Essential metrics to track:
- Queue depth: How many unprocessed events are waiting? A growing queue indicates a consumer cannot keep up.
- Processing latency: Time from event publication to handler completion. Spikes indicate downstream service issues.
- Error rate per handler: Which handlers are failing, and how often?
- Dead letter queue size: How many events have exhausted all retries?
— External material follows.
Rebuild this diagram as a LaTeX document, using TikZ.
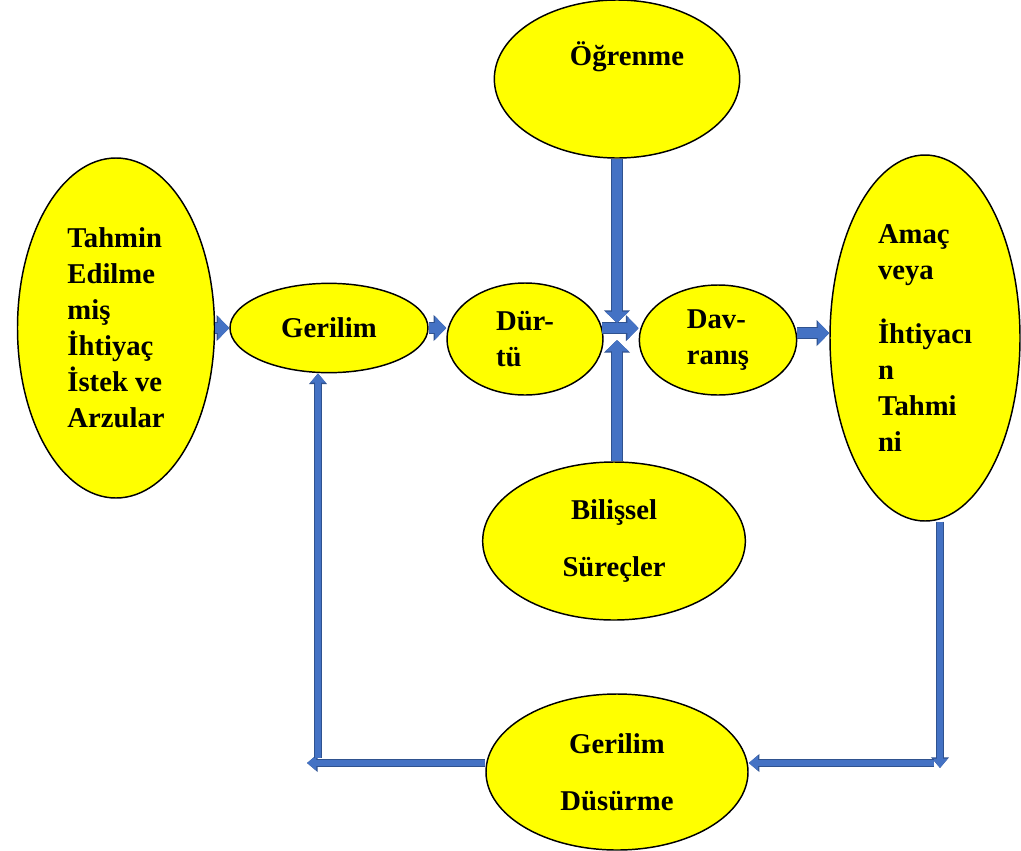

// Minimal monitoring with BullMQ
import { Queue } from "bullmq";
async function getQueueMetrics(queueName: string) {
const queue = new Queue(queueName, { connection });
const [waiting, active, completed, failed, delayed] = await Promise.all([
queue.getWaitingCount(),
queue.getActiveCount(),
queue.getCompletedCount(),
queue.getFailedCount(),
queue.getDelayedCount(),
]);
return { queueName, waiting, active, completed, failed, delayed };
}
// Expose as a /metrics endpoint for Prometheus
app.get("/metrics", async (req, res) => {
const queues = ["user.signup", "order.created", "payment.processed"];
const metrics = await Promise.all(queues.map(getQueueMetrics));
let output = "";
for (const m of metrics) {
const name = m.queueName.replace(/\./g, "_");
output += `queue_waiting{queue="${name}"} ${m.waiting}\n`;
output += `queue_failed{queue="${name}"} ${m.failed}\n`;
output += `queue_active{queue="${name}"} ${m.active}\n`;
}
res.type("text/plain").send(output);
});
When Not to Use Events
Event-driven architecture adds indirection. Not every operation benefits from it:
- Synchronous user flows: If the user needs an immediate response that depends on the result (e.g., payment confirmation before showing a receipt), keep it synchronous.
- Simple CRUD with no side effects: Creating a note in a note-taking app does not need an event system.
- Operations requiring strong consistency: If two operations must succeed or fail together, use a database transaction, not events.
The right amount of event-driven architecture for most small teams is selective: use events for side effects, keep core business logic synchronous. You get 80% of the benefits with 20% of the complexity.